The Environmental Initiatives Taken by Luxury Brand Stella McCartney

Luxury brand Stella McCartney has made a name for herself through her animal-free and environmentalism efforts that she exposes in all of her designs.  

Luxury brand Stella McCartney has made a name for herself through her animal-free and environmentalism efforts that she exposes in all of her designs.  Image: Unsplash

The environmental initiatives taken by luxury brand Stella McCartney

Stella McCartney is a luxury fashion brand. The designer might be best known because of her famous parents, Paul and Linda McCartney. Still, Stella has made a name for herself through her animal-free and environmentalism efforts that she exposes in all of her designs.  

Since launching in 2001, Stella McCartney has not used any leather, fur, skins, feathers, or animal glues in any of their designs. Between 2008 and 2010, Stella McCartney started using organic cotton and went completely PVC (a synthetic plastic polymer) free. From there, the company has been active in using plastic-based resins and plastics, biodegradable rubber, vegan alternatives to animal leather, recycled polyester, recycled cashmere, and recycled nylon, among many other environmental initiatives.  

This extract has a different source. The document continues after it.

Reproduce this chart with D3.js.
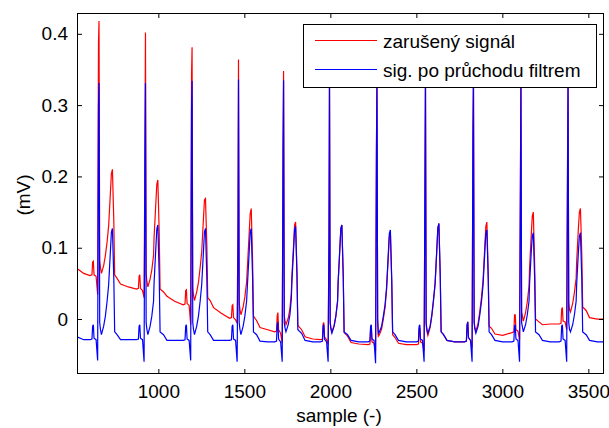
<!DOCTYPE html>
<html><head><meta charset="utf-8">
<script src="https://cdn.jsdelivr.net/npm/d3@7"></script>
<style>body{margin:0;background:#fff;} svg text{font-family:"Liberation Sans",Arial,Helvetica,sans-serif;fill:#000;}</style>
</head><body><svg id="c" width="609" height="428"></svg>
<script>
// sample index (x) shared by both series
const samples = [527, 566,
 603, 614, 618, 622, 626, 638, 647, 652, 655, 659, 663, 669, 682, 692, 702, 711, 721, 727, 733, 741, 746, 760, 780, 825,
 873, 884, 888, 892, 896, 908, 917, 922, 925, 929, 933, 939, 952, 962, 972, 975, 985, 991, 997, 1005, 1010, 1030, 1050, 1095,
 1144, 1155, 1159, 1163, 1167, 1179, 1188, 1193, 1196, 1200, 1204, 1210, 1223, 1233, 1243, 1252, 1262, 1268, 1274, 1282, 1287, 1301, 1321, 1366,
 1414, 1425, 1429, 1433, 1437, 1449, 1458, 1463, 1466, 1470, 1474, 1480, 1493, 1503, 1513, 1518, 1528, 1534, 1540, 1548, 1553, 1571, 1591, 1636,
 1676, 1687, 1691, 1695, 1699, 1711, 1720, 1725, 1728, 1732, 1736, 1742, 1755, 1765, 1773, 1776, 1786, 1792, 1798, 1806, 1811, 1833, 1853, 1898,
 1943, 1954, 1958, 1962, 1966, 1978, 1987, 1992, 1995, 1999, 2003, 2009, 2022, 2032, 2042, 2045, 2055, 2061, 2067, 2075, 2080, 2100, 2120, 2165,
 2219, 2230, 2234, 2238, 2242, 2254, 2263, 2268, 2271, 2275, 2279, 2285, 2298, 2308, 2318, 2327, 2337, 2343, 2349, 2357, 2362, 2376, 2396, 2441,
 2501, 2512, 2516, 2520, 2524, 2536, 2545, 2550, 2553, 2557, 2561, 2567, 2580, 2590, 2600, 2609, 2619, 2625, 2631, 2639, 2644, 2658, 2678, 2723,
 2780, 2791, 2795, 2799, 2803, 2815, 2824, 2829, 2832, 2836, 2840, 2846, 2859, 2869, 2879, 2888, 2898, 2904, 2910, 2918, 2923, 2937, 2957, 3002,
 3056, 3067, 3071, 3075, 3079, 3091, 3100, 3105, 3108, 3112, 3116, 3122, 3135, 3145, 3155, 3158, 3168, 3174, 3180, 3188, 3193, 3213, 3233, 3278,
 3330, 3341, 3345, 3349, 3353, 3365, 3374, 3379, 3382, 3386, 3390, 3396, 3409, 3419, 3429, 3432, 3442, 3448, 3454, 3462, 3467, 3487, 3507, 3552,
 3591];

// zarušený signál (red)
const noisy = [0.071, 0.064,
 0.061, 0.062, 0.080, 0.081, 0.062, 0.060, 0.034, 0.387, 0.418, 0.082, 0.073, 0.064, 0.075, 0.089, 0.108, 0.131, 0.176, 0.204, 0.210, 0.137, 0.062, 0.057, 0.049, 0.045,
 0.042, 0.043, 0.060, 0.062, 0.043, 0.040, 0.030, 0.237, 0.402, 0.063, 0.054, 0.045, 0.056, 0.069, 0.089, 0.114, 0.161, 0.189, 0.195, 0.121, 0.042, 0.038, 0.032, 0.025,
 0.020, 0.021, 0.040, 0.041, 0.022, 0.019, -0.008, 0.342, 0.381, 0.043, 0.034, 0.026, 0.038, 0.051, 0.072, 0.094, 0.140, 0.167, 0.169, 0.103, 0.030, 0.026, 0.016, 0.008,
 0.001, 0.002, 0.019, 0.020, 0.002, -0.001, -0.006, 0.130, 0.364, 0.023, 0.014, 0.006, 0.017, 0.031, 0.052, 0.074, 0.120, 0.148, 0.155, 0.081, 0.004, -0.002, -0.012, -0.015,
 -0.018, -0.017, 0.005, 0.009, -0.015, -0.020, -0.034, 0.245, 0.348, 0.005, -0.002, -0.008, 0.001, 0.015, 0.036, 0.058, 0.103, 0.132, 0.136, 0.066, -0.009, -0.015, -0.025, -0.028,
 -0.029, -0.028, -0.007, -0.005, -0.025, -0.029, -0.036, 0.115, 0.340, -0.004, -0.012, -0.018, -0.009, 0.004, 0.025, 0.050, 0.098, 0.127, 0.132, 0.059, -0.019, -0.024, -0.033, -0.035,
 -0.036, -0.035, -0.014, -0.012, -0.032, -0.034, -0.045, 0.238, 0.340, -0.004, -0.024, -0.022, -0.014, 0.000, 0.016, 0.041, 0.088, 0.116, 0.121, 0.051, -0.022, -0.026, -0.034, -0.036,
 -0.036, -0.035, -0.014, -0.012, -0.032, -0.034, -0.045, 0.190, 0.340, -0.008, -0.017, -0.023, -0.012, 0.004, 0.026, 0.049, 0.097, 0.127, 0.134, 0.060, -0.018, -0.022, -0.030, -0.032,
 -0.032, -0.031, -0.008, -0.004, -0.026, -0.030, -0.040, 0.259, 0.340, -0.003, -0.012, -0.017, -0.006, 0.011, 0.031, 0.055, 0.102, 0.130, 0.136, 0.063, -0.010, -0.013, -0.021, -0.023,
 -0.019, -0.018, 0.006, 0.006, -0.015, -0.017, -0.030, 0.196, 0.340, 0.010, 0.005, -0.003, 0.009, 0.024, 0.046, 0.070, 0.118, 0.144, 0.150, 0.075, 0.000, -0.004, -0.008, -0.007,
 -0.007, -0.006, 0.014, 0.016, -0.003, -0.004, -0.015, 0.226, 0.340, 0.023, 0.014, 0.010, 0.022, 0.037, 0.057, 0.080, 0.127, 0.150, 0.155, 0.090, 0.017, 0.012, 0.002, 0.000,
 0.000];

// sig. po průchodu filtrem (blue)
const filtered = [-0.025, -0.029,
 -0.029, -0.028, -0.010, -0.008, -0.027, -0.029, -0.058, 0.300, 0.331, -0.005, -0.014, -0.022, -0.010, 0.004, 0.025, 0.048, 0.094, 0.122, 0.127, 0.057, -0.018, -0.022, -0.029, -0.029,
 -0.029, -0.028, -0.010, -0.008, -0.027, -0.029, -0.060, 0.232, 0.331, -0.005, -0.014, -0.022, -0.010, 0.004, 0.025, 0.050, 0.098, 0.126, 0.132, 0.060, -0.018, -0.022, -0.030, -0.030,
 -0.030, -0.029, -0.010, -0.008, -0.028, -0.030, -0.058, 0.296, 0.334, -0.005, -0.014, -0.022, -0.010, 0.004, 0.025, 0.048, 0.094, 0.122, 0.127, 0.057, -0.018, -0.022, -0.030, -0.030,
 -0.030, -0.029, -0.010, -0.008, -0.028, -0.030, -0.060, 0.110, 0.336, -0.005, -0.014, -0.022, -0.010, 0.004, 0.025, 0.048, 0.094, 0.122, 0.127, 0.057, -0.018, -0.022, -0.031, -0.032,
 -0.032, -0.031, -0.008, -0.004, -0.028, -0.032, -0.060, 0.233, 0.335, -0.005, -0.012, -0.018, -0.008, 0.006, 0.028, 0.050, 0.096, 0.125, 0.130, 0.060, -0.015, -0.020, -0.030, -0.032,
 -0.032, -0.031, -0.010, -0.008, -0.028, -0.032, -0.060, 0.110, 0.340, -0.005, -0.014, -0.020, -0.010, 0.004, 0.025, 0.050, 0.098, 0.127, 0.132, 0.060, -0.018, -0.022, -0.030, -0.032,
 -0.032, -0.031, -0.010, -0.008, -0.028, -0.030, -0.062, 0.238, 0.340, 0.000, -0.020, -0.018, -0.010, 0.004, 0.020, 0.045, 0.092, 0.120, 0.125, 0.055, -0.018, -0.022, -0.030, -0.032,
 -0.032, -0.031, -0.010, -0.008, -0.028, -0.030, -0.060, 0.194, 0.340, -0.005, -0.014, -0.020, -0.010, 0.006, 0.028, 0.050, 0.098, 0.128, 0.134, 0.060, -0.018, -0.022, -0.030, -0.032,
 -0.032, -0.031, -0.008, -0.004, -0.026, -0.030, -0.060, 0.255, 0.340, -0.005, -0.014, -0.020, -0.010, 0.006, 0.025, 0.048, 0.094, 0.120, 0.125, 0.055, -0.018, -0.022, -0.030, -0.032,
 -0.032, -0.031, -0.010, -0.008, -0.028, -0.030, -0.060, 0.181, 0.340, -0.005, -0.010, -0.018, -0.008, 0.006, 0.025, 0.048, 0.094, 0.116, 0.121, 0.055, -0.018, -0.022, -0.030, -0.032,
 -0.032, -0.031, -0.010, -0.008, -0.028, -0.030, -0.060, 0.200, 0.340, -0.005, -0.014, -0.018, -0.008, 0.006, 0.025, 0.048, 0.094, 0.116, 0.121, 0.055, -0.018, -0.022, -0.030, -0.032,
 -0.032];

const xTicks = [1000, 1500, 2000, 2500, 3000, 3500];
const yTicks = [0, 0.1, 0.2, 0.3, 0.4];
const seriesNames = ["zarušený signál", "sig. po průchodu filtrem"];
const seriesColors = ["#ff0000", "#0000ff"];
const xLabel = "sample (-)";
const yLabel = "(mV)";

const W = 609, H = 428;
const m = {l: 77, r: 604, t: 13, b: 374};
const FS = 19;
const svg = d3.select("#c");
svg.append("rect").attr("width", W).attr("height", H).attr("fill", "#fff");

const x = d3.scaleLinear().domain([527, 3591]).range([m.l, m.r]);
const y = d3.scaleLinear().domain([-0.0771, 0.4292]).range([m.b, m.t]);

svg.append("defs").append("clipPath").attr("id", "clip")
  .append("rect").attr("x", m.l).attr("y", m.t).attr("width", m.r - m.l).attr("height", m.b - m.t);

const line = d3.line().x(d => x(d[0])).y(d => y(d[1]));
const seriesData = [noisy, filtered];
const g = svg.append("g").attr("clip-path", "url(#clip)");
seriesData.forEach((vals, i) => {
  g.append("path")
    .datum(samples.map((s, k) => [s, vals[k]]))
    .attr("d", line)
    .attr("fill", "none")
    .attr("stroke", seriesColors[i])
    .attr("stroke-width", 1.2)
    .attr("stroke-linejoin", "miter");
});

function styleAxis(sel) {
  sel.select(".domain").remove();
  sel.selectAll(".tick line").attr("stroke", "#000");
  sel.selectAll("text").attr("font-size", FS).attr("fill", "#000")
    .attr("font-family", "'Liberation Sans', Arial, sans-serif");
}

svg.append("g").attr("transform", `translate(0,${m.b})`)
  .call(d3.axisBottom(x).tickValues(xTicks).tickSize(-5).tickPadding(11).tickFormat(d3.format("d")))
  .call(styleAxis);
svg.append("g").attr("transform", `translate(0,${m.t})`)
  .call(d3.axisTop(x).tickValues(xTicks).tickSize(-5).tickFormat(""))
  .call(styleAxis);
svg.append("g").attr("transform", `translate(${m.l},0)`)
  .call(d3.axisLeft(y).tickValues(yTicks).tickSize(-5).tickPadding(9).tickFormat(d => d === 0 ? "0" : d3.format(".1f")(d)))
  .call(styleAxis);
svg.append("g").attr("transform", `translate(${m.r},0)`)
  .call(d3.axisRight(y).tickValues(yTicks).tickSize(-5).tickFormat(""))
  .call(styleAxis);

svg.append("rect").attr("x", m.l + 0.5).attr("y", m.t + 0.5)
  .attr("width", m.r - m.l - 1).attr("height", m.b - m.t - 1)
  .attr("fill", "none").attr("stroke", "#000").attr("stroke-width", 1);

svg.append("text").attr("x", 339).attr("y", 422)
  .attr("text-anchor", "middle").attr("font-size", FS).text(xLabel);
svg.append("text").attr("transform", "translate(30,195) rotate(-90)")
  .attr("text-anchor", "middle").attr("font-size", FS).text(yLabel);

// legend
const lg = svg.append("g");
lg.append("rect").attr("x", 303.5).attr("y", 24.5).attr("width", 293).attr("height", 63)
  .attr("fill", "#fff").attr("stroke", "#000").attr("stroke-width", 1);
seriesNames.forEach((name, i) => {
  const ly = 40.5 + i * 29;
  lg.append("line").attr("x1", 315).attr("x2", 377).attr("y1", ly).attr("y2", ly)
    .attr("stroke", seriesColors[i]).attr("stroke-width", 1.2);
  lg.append("text").attr("x", 383).attr("y", ly + 7).attr("font-size", FS).text(name);
});
</script></body></html>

One of Stella McCartney’s newest environmental designs is the creation of VEGEA. VEGEA is a grape-based vegan alternative to animal leather. It is sourced from agricultural waste found in wineries in Northern Italy. The material is made from all of the grape waste, including the pulp, seeds, skins and stems. It is mixed with vegetable resins and water-based polyurethane, creating a material resembling animal leather.  

Stella McCartney was also the first company to develop the world’s first biodegradable, vegan material, which embodies their circular and nature-positive values. Bananatex is made from naturally growing Abaca banana plants found in the Philippines. The Abaca plant has several stalks that can be harvested once annually and can regenerate fully within a year. The stalks can be turned into durable, waterproof yarn and completely plastic-free. The product is fully biodegradable at the end of its life. 

To ensure the brand is doing all it can for the environment, Stella McCartney uses the Environmental Profit and Loss (EP&L) tool to help understand their environmental impact. This tool is used in every aspect of their business, from the raw material used to how the clothes are made to how they are sold in stores.   

The EP&L tool measures greenhouse gas emissions, water use, water pollution, land use, air pollution and waste across the entire supply chain. In 2014, for example, their EP&L revealed that although cashmere was used in only 0.1% of the material used, it accounted for 42% of their total environmental impact. This led the company to switch their use of cashmere to reengineered cashmere yarn. This switch helped cashmere to represent only 11% of their total impact. 

Stella McCartney is also committed to adding circularity to all its products. In Spring 2023, the company launched its first consumer-facing product take-back and recycling scheme. Currently, the scheme is specifically for their Close-the-Loop Parka, which, when returned, can be fully regenerated into new yarn at the end of its life. The ultimate goal is that all their materials can be biodegraded or captured and recycled infinitely. The jacket is made out of infinitely regenerable material that can be repurposed into new yarns and redesigned over and over. Stella McCartney even decided to remove their iconic chain hanging loop to ensure that no trace of the jacket cannot be recycled in their system.   

Stella McCartney is a trailblazer in all things environment within the fashion industry. The company is also a great example of how luxury brands can be successful, sustainable and have a minimal impact on the planet. It is also an additional bonus that Stella McCartney has committed to the environment since day one. The company highlights how natural waste can be used to create quality products and that we don’t need to harm or use animals in fashion. We’re excited to see what Stella McCartney will design next and how the brand will further reduce its environmental impact.